I investigate a new alignment sensing scheme for optical cavities named Radio Frequency Jitter Alignment Sensing Scheme (RFJAS). This scheme is proposed to work along with the currently used WaveFront Sensing Scheme. RFJAS relies on using an electro-optic beam deflector to generate first higher order modes (HOM) sidebands. These sidebands case be used to beat with first HOM from misalignment. Demodulating this beat signal recovers full alignment of the optical cavity, when operating the correct modulation frequency. A schematic of the setup is attached. In there we see the laser source, the electro-optic beam deflector, and 2 steering mirrors that I call PZT1 and PZT2, then the optical cavity.

Translation DOF
Tilt DOF
Read full paper (PDF) See the animation

2. Automation of Optical Bench Using LabVIEW

Experimental work in general involves using multiple instruments and devices. It would take a long time to take a single measurement if I had to do that manaually. As a result, I learned LabVIEW and I automated my entire experiment. Attached is a picture of my first LabVIEW code I built.
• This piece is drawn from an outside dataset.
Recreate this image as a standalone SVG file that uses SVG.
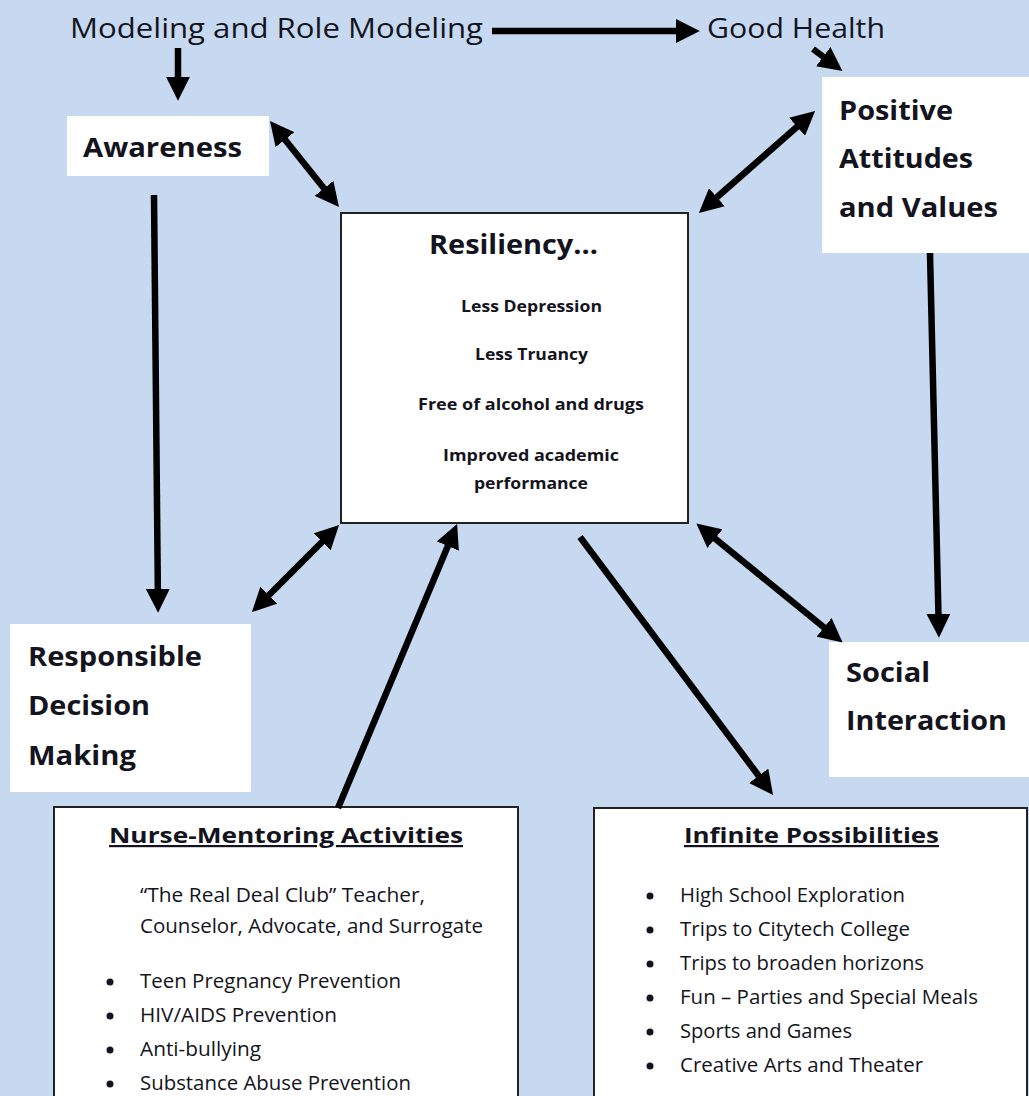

This script sets modulation/demodulation frequency and phase of the electro-optic beam deflector, then it drives tilt alignment degree of freedom, by communicating with a function generator that is connected to steering mirrors, and saves the response of the photodiode on reflection in a TXT file. Then, it drives the lateral degree of freedom, and again, it saves the response of the photodiode. Finally, it updates the modulation/demodulation frequency and phase and repeats this process for any N number of iterations I provide.

LabVIEW code

3. COMSOL

COMSOL is powerful to model optical compoentns. I used it to model the change in index of refraction inside lithium tantalate (LiTaO3) due to an applied radio frequency voltage across the crystal. This results in beam deflection. The modeled angle of deflection agreed pretty well with the measured angle. Figure 1 shows the electric field inside the crystal as simulated in COMSOL. While Figure 2 shows the electric field inside an electro-optic lens. This lens is used for mode mismatch sensing, rather than optical alignment.

EOBD
Figure 1: Electric Field inside the EOBD
EOL
Figure 2: Electric Field inside the EOL
EOL
Figure 3: Electric Field at the Center of the EOL

4. Zemax (Side Project)

I played around with Zemax to simulate Gaussian beam propagation through different lens setups. It wasn’t part of any research project, but more of a side exploration to understand beam shaping and how design choices like curvature and spacing affect focus and waist. It was super helpful in building intuition for tweaking optical systems in the lab.